Today the little booklet has one of the best pieces of advice I think I’ve seen.

The best place to start is simple: Write what you like to read.

And I do. I read fantasy, I devour fantasy, so that is what I write.

Today’s exercise focuses on children. Imagine that you have stepped into a time machine and it has taken you back to when you were five years old, all the knowledge that you have gained since has disappeared. Then answers these questions from your five-year old perspective:

  1. What scares you the most? The dark.
  2. What do you keep secret? That I buy chocolate with my pocket money when I’m allergic to it and it makes me sick.
  3. Whom do you most want to spend time we? My best friend Lauren.

Now step into the time machine and answer those question again but instead if you were ten years old.

  1. What scares you the most? Spiders
  2. What do you keep secret? Still eating chocolate when I shouldn’t.
  3. Whom do you most want to spend time we? My first friend in my new home, my neighbour Britany.

Fifteen years old.

  1. What scares you the most? Spiders
  2. What do you keep secret? That I believe in Wicca and practice in the house without my mother’s knowledge
  3. Whom do you most want to spend time we? My girls, Julie, Laura and Cat.

And finally twenty years old.

  1. What scares you the most? That this might be the only life we get.
  2. What do you keep secret? That I had been kicked out of my first university.
  3. Whom do you most want to spend time we? My boyfriend of the time, Mark.

Now look at your answers and think about the following:

What changes can you see between the years. What do you think is a normal part of growing up, and what do you think is part of your personal childhood? I think my fears are fairly normal for children, since most children start being scared of the dark and then move onto other things. My twenty year old fear in particular is fairly ‘grown-up’. Whom I want to spend time with changed as I moved around though, so that’s particular to me. I moved when I was ten years old, and then went to university across the other side of the country. Thankfully the internet made it easier to keep in touch with people, even if I didn’t see them as much.

Did any of your answers take you by surprise, or spark memories? Not really. I have a pretty good grasp of who I am as a person and what I’ve been through to grow to this point. I’m still growing, as we all are in life, but I’m pretty proud of how far I’ve come.

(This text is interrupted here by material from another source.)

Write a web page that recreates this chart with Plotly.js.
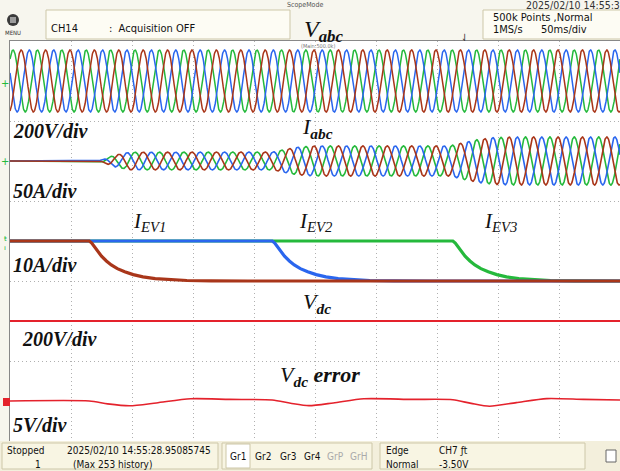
<!DOCTYPE html>
<html><head><meta charset="utf-8">
<script src="https://cdn.plot.ly/plotly-3.0.1.min.js"></script>
<style>html,body{margin:0;padding:0;background:#f7f6ee;}#chart{width:620px;height:471px;}</style>
</head><body><div id="chart"></div>
<script>
const TIME_RANGE_MS = [0, 500];          // 50 ms/div x 10 div
const GRID_FREQ_HZ = 50;
const SAMPLE_STEP_MS = 0.25;

// Vabc (200 V/div) : constant amplitude
const VABC_AMP_V = 77.5;
const VABC_PEAK_MS = 2.5;                // green phase peak
// Iabc (50 A/div) : amplitude envelope keypoints
const IABC_ENV_T = [0, 72, 85, 98, 215, 225, 235, 250, 360, 372, 384, 396, 410, 500];
const IABC_ENV_A = [0, 0, 3.5, 5.5, 5.6, 7.2, 8.6, 9.4, 9.4, 11.5, 13.5, 14.6, 15, 15];
// EV currents (10 A/div): switching instants and the read shape of the decay
const IEV_START_MS = [65, 215, 363];     // EV1, EV2, EV3
const IEV_DT_MS  = [0, 2, 4, 7, 10, 14, 18, 23, 29, 36, 44, 54, 66, 80, 100, 130];
const IEV_DROP_A = [0, -0.25, -0.65, -1.3, -1.9, -2.5, -3.0, -3.45, -3.85, -4.2, -4.48, -4.7, -4.85, -4.94, -4.98, -5];
// Vdc (200 V/div) deviation
const VDC_T = [0, 226, 232, 238, 384, 389, 394, 500];
const VDC_V = [0, 0, -1.2, 0, 0, -1, 0, 0];
// Vdc error (5 V/div)
const VERR_T = [0, 65, 80, 98, 120, 148, 180, 215, 230, 245, 265, 290, 330, 363, 378, 393, 415, 440, 470, 500];
const VERR_V = [0, 0, -0.18, -0.3, -0.12, 0.14, 0.1, 0.06, -0.14, -0.29, -0.12, 0.14, 0.1, 0.08, -0.15, -0.33, -0.1, 0.15, 0.1, 0.06];

// channel offsets (div from bottom) and scales (units/div)
const CH = {
  vabc: {off: 4.5, scale: 200},
  iabc: {off: 3.5, scale: 50},
  iev:  {off: 2.5, scale: 10},
  vdc:  {off: 1.5, scale: 200},
  verr: {off: 0.5, scale: 5}
};
const COL = {green: '#25b93c', blue: '#2a66ee', brown: '#a9361a', red: '#e4222c'};

// ---------- build traces ----------
function interp(ts, vs, t) {
  if (t <= ts[0]) return vs[0];
  for (let i = 1; i < ts.length; i++) {
    if (t <= ts[i]) { const f = (t - ts[i-1]) / (ts[i] - ts[i-1]); return vs[i-1] + f * (vs[i] - vs[i-1]); }
  }
  return vs[vs.length - 1];
}
const tt = [];
for (let t = TIME_RANGE_MS[0]; t <= TIME_RANGE_MS[1] + 1e-9; t += SAMPLE_STEP_MS) tt.push(t);
const w = 2 * Math.PI * GRID_FREQ_HZ / 1000;
const phases = [{c: COL.green, s: 0}, {c: COL.blue, s: 2}, {c: COL.brown, s: 1}]; // lag in thirds of a period
const traces = [];
phases.forEach(p => {
  const sh = p.s * 2 * Math.PI / 3;
  traces.push({x: tt, y: tt.map(t => CH.vabc.off + VABC_AMP_V * Math.cos(w * (t - VABC_PEAK_MS) - sh) / CH.vabc.scale),
    mode: 'lines', line: {color: p.c, width: 1.5}, hoverinfo: 'skip'});
});
phases.forEach(p => {
  const sh = p.s * 2 * Math.PI / 3;
  traces.push({x: tt, y: tt.map(t => CH.iabc.off + interp(IABC_ENV_T, IABC_ENV_A, t) * Math.cos(w * (t - VABC_PEAK_MS) - sh) / CH.iabc.scale),
    mode: 'lines', line: {color: p.c, width: 1.6}, hoverinfo: 'skip'});
});
[[2, COL.green], [1, COL.blue], [0, COL.brown]].forEach(([k, c]) => {
  const s = IEV_START_MS[k];
  const xs = [TIME_RANGE_MS[0]].concat(IEV_DT_MS.map(d => s + d), [TIME_RANGE_MS[1]]).filter(x => x <= TIME_RANGE_MS[1]);
  const vs = [0].concat(IEV_DROP_A, [IEV_DROP_A[IEV_DROP_A.length - 1]]).slice(0, xs.length);
  traces.push({x: xs, y: vs.map(v => CH.iev.off + v / CH.iev.scale), mode: 'lines',
    line: {color: c, width: 3.2}, hoverinfo: 'skip'});
});
traces.push({x: VDC_T, y: VDC_V.map(v => CH.vdc.off + v / CH.vdc.scale), mode: 'lines',
  line: {color: COL.red, width: 2}, hoverinfo: 'skip'});
traces.push({x: VERR_T, y: VERR_V.map(v => CH.verr.off + v / CH.verr.scale), mode: 'lines',
  line: {color: COL.red, width: 1.6, shape: 'spline', smoothing: 0.7}, hoverinfo: 'skip'});

// ---------- decorations (pixel -> paper) ----------
const PX = X => (X - 10) / 610;
const PY = Y => (441 - Y) / 400;
const SERIF = 'Liberation Serif, Times New Roman, serif';
const NARROW = 'Liberation Sans Narrow, DejaVu Sans Condensed, Arial Narrow, sans-serif';
function ann(text, X, Y, size, family, color, xanchor) {
  return {text: text, x: PX(X), y: PY(Y), xref: 'paper', yref: 'paper', xanchor: xanchor || 'left', yanchor: 'middle',
    showarrow: false, font: {family: family || SERIF, size: size, color: color || '#111'}, borderpad: 0};
}
function rect(x0, y0, x1, y1, fill, line, lw) {
  return {type: 'rect', xref: 'paper', yref: 'paper', x0: PX(x0), x1: PX(x1), y0: PY(y0), y1: PY(y1),
    fillcolor: fill, line: {color: line || 'rgba(0,0,0,0)', width: lw === undefined ? 1 : lw}, layer: 'above'};
}
const annotations = [
  // channel labels
  ann('<i>V</i><sub><b><i>abc</i></b></sub>', 303, 31, 24),
  ann('<i>I</i><sub><b><i>abc</i></b></sub>', 301, 128, 22),
  ann('<i>I</i><sub><i>EV1</i></sub>', 132, 222, 21),
  ann('<i>I</i><sub><i>EV2</i></sub>', 298, 222, 21),
  ann('<i>I</i><sub><i>EV3</i></sub>', 483, 222, 21),
  ann('<i>V</i><sub><b><i>dc</i></b></sub>', 302, 303, 22),
  ann('<i>V</i><sub><b><i>dc</i></b></sub><b><i> error</i></b>', 279, 376, 22),
  // scales
  ann('<b><i>200V/div</i></b>', 12, 131, 20),
  ann('<b><i>50A/div</i></b>', 12, 191, 20),
  ann('<b><i>10A/div</i></b>', 12, 265, 20),
  ann('<b><i>200V/div</i></b>', 21, 339, 20),
  ann('<b><i>5V/div</i></b>', 12, 425, 20),
  // header
  ann('ScopeMode', 305, 5, 7, NARROW, '#555', 'center'),
  ann('2025/02/10 14:55:33', 525, 5, 10.5, NARROW, '#333'),
  ann('MENU', 13, 32, 6, NARROW, '#333', 'center'),
  ann('CH14', 50, 28, 11, NARROW, '#111'),
  ann(':  Acquisition OFF', 108, 28, 11, NARROW, '#111'),
  ann('500k Points ,Normal', 492, 18, 11, NARROW, '#111'),
  ann('1MS/s', 492, 30, 11, NARROW, '#111'),
  ann('50ms/div', 540, 30, 11, NARROW, '#111'),
  ann('(Main:500.0k)', 318, 46, 5.5, NARROW, '#777', 'center'),
  ann('⇃', 465, 37, 10, NARROW, '#333', 'center'),
  // footer
  ann('Stopped', 6, 450, 10, NARROW, '#111'),
  ann('1', 34, 464, 10, NARROW, '#111'),
  ann('2025/02/10 14:55:28.95085745', 66, 450, 10, NARROW, '#111'),
  ann('(Max 253 history)', 72, 464, 10, NARROW, '#111'),
  ann('Gr1', 238, 456, 10, NARROW, '#111', 'center'),
  ann('Gr2', 263, 456, 10, NARROW, '#111', 'center'),
  ann('Gr3', 288, 456, 10, NARROW, '#111', 'center'),
  ann('Gr4', 312, 456, 10, NARROW, '#111', 'center'),
  ann('GrP', 335, 456, 10, NARROW, '#aaa', 'center'),
  ann('GrH', 358, 456, 10, NARROW, '#aaa', 'center'),
  ann('Edge', 385, 450, 10, NARROW, '#111'),
  ann('CH7 ƒt', 438, 450, 10, NARROW, '#111'),
  ann('Normal', 385, 464, 10, NARROW, '#111'),
  ann('-3.50V', 438, 464, 10, NARROW, '#111'),
  // left channel markers
  ann('+', 5, 83, 10, 'DejaVu Sans', COL.green, 'center'),
  ann('+', 5, 161, 10, 'DejaVu Sans', COL.green, 'center'),
  ann('ŧ', 5, 239, 7, 'DejaVu Sans', COL.green, 'center'),
  ann('ı', 5, 248, 7, 'DejaVu Sans', COL.green, 'center')
];
const shapes = [
  rect(0, 441, 620, 471, '#f3efdc', null, 0),
  rect(2, 443, 218, 469, '#f8f5e3', '#cdc7a8', 1),
  rect(222, 443, 372, 469, '#f8f5e3', '#cdc7a8', 1),
  rect(226, 444, 250, 468, '#ffffff', '#cdc7a8', 1),
  rect(380, 443, 585, 469, '#f8f5e3', '#cdc7a8', 1),
  rect(606, 450, 616, 462, '#ffffff', '#666', 1),
  rect(46, 10, 290, 39, '#fdfcf4', '#cdc7a8', 1),
  rect(483, 10, 625, 39, '#fdfcf4', '#cdc7a8', 1),
  {type: 'circle', xref: 'paper', yref: 'paper', x0: PX(7), x1: PX(19), y0: PY(26), y1: PY(14), fillcolor: '#3a3a3a', line: {width: 0}, layer: 'above'},
  rect(10, 17.5, 16, 18.5, '#fff', null, 0),
  rect(10, 19.5, 16, 20.5, '#fff', null, 0),
  rect(10, 21.5, 16, 22.5, '#fff', null, 0),
  rect(3, 398, 10, 406, '#e4222c', null, 0)
];

const layout = {
  width: 620, height: 471,
  margin: {l: 10, r: 0, t: 41, b: 30, pad: 0},
  paper_bgcolor: '#f7f6ee', plot_bgcolor: '#ffffff',
  showlegend: false,
  xaxis: {range: TIME_RANGE_MS, dtick: 50, tick0: 0, showgrid: true, gridcolor: '#b0b0b0', griddash: '1px,3px', gridwidth: 1,
    showticklabels: false, ticks: '', zeroline: false, showline: true, linecolor: '#888', linewidth: 1, mirror: true, fixedrange: true},
  yaxis: {range: [0, 5], dtick: 1, tick0: 0, showgrid: true, gridcolor: '#b0b0b0', griddash: '1px,3px', gridwidth: 1,
    showticklabels: false, ticks: '', zeroline: false, showline: true, linecolor: '#888', linewidth: 1, mirror: true, fixedrange: true},
  annotations: annotations,
  shapes: shapes
};
Plotly.newPlot('chart', traces.map(t => Object.assign({showlegend: false}, t)), layout, {staticPlot: true, displayModeBar: false});
</script></body></html>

Which mindset was easiest to put yourself in? Fifteen years old. I know that twenty was more recent, but I had real trouble remembering what I was keeping secret at that time. Whereas I remember most of the secondary school escapades quite well.

Vivid memories can generate powerful writing. Did the answers for one particular age spark the most intense memories? Fifteen again. I remember my mum catching me after I had performed a wicca ritual. She was not impressed and I remember her tone of voice as she realised what I was doing. Not pleasant.

Choose your favourite memory. There’s a photo on my bookshelf of my three girls, taken when we were at Thorpe Park one day (a theme park in Britain). I remember us having such fun that day, romping around without our parents supervision and me trying to persuade them to go on all the big scary rides. It was a great day.

Write about that memory in a way that would appeal to someone of that age.

For the first time, we got the day to ourselves. No parents, no younger siblings, nothing to get in the way of us and fun. We had money in a pockets and bags as we stepped off the train and took ourselves down the road to the park.

Getting through the ticket barrier and walking over the bridge which was the entrance to the park was marvellous, it was like we were leaving behind the big wide world and stepping into a place of fun, where we could do what we wanted and wouldn’t have to answer to anyone but ourselves.

The shops and arcade games greeted us and we stepped through the entrance hall, out through those doors into the park proper. Ahead of us were the first few rides that we could go on, and in the distance we could see the big roller coasters, already hurtling people through the air on steel tracks in the name of fun. The only question we had to answer was what to do first?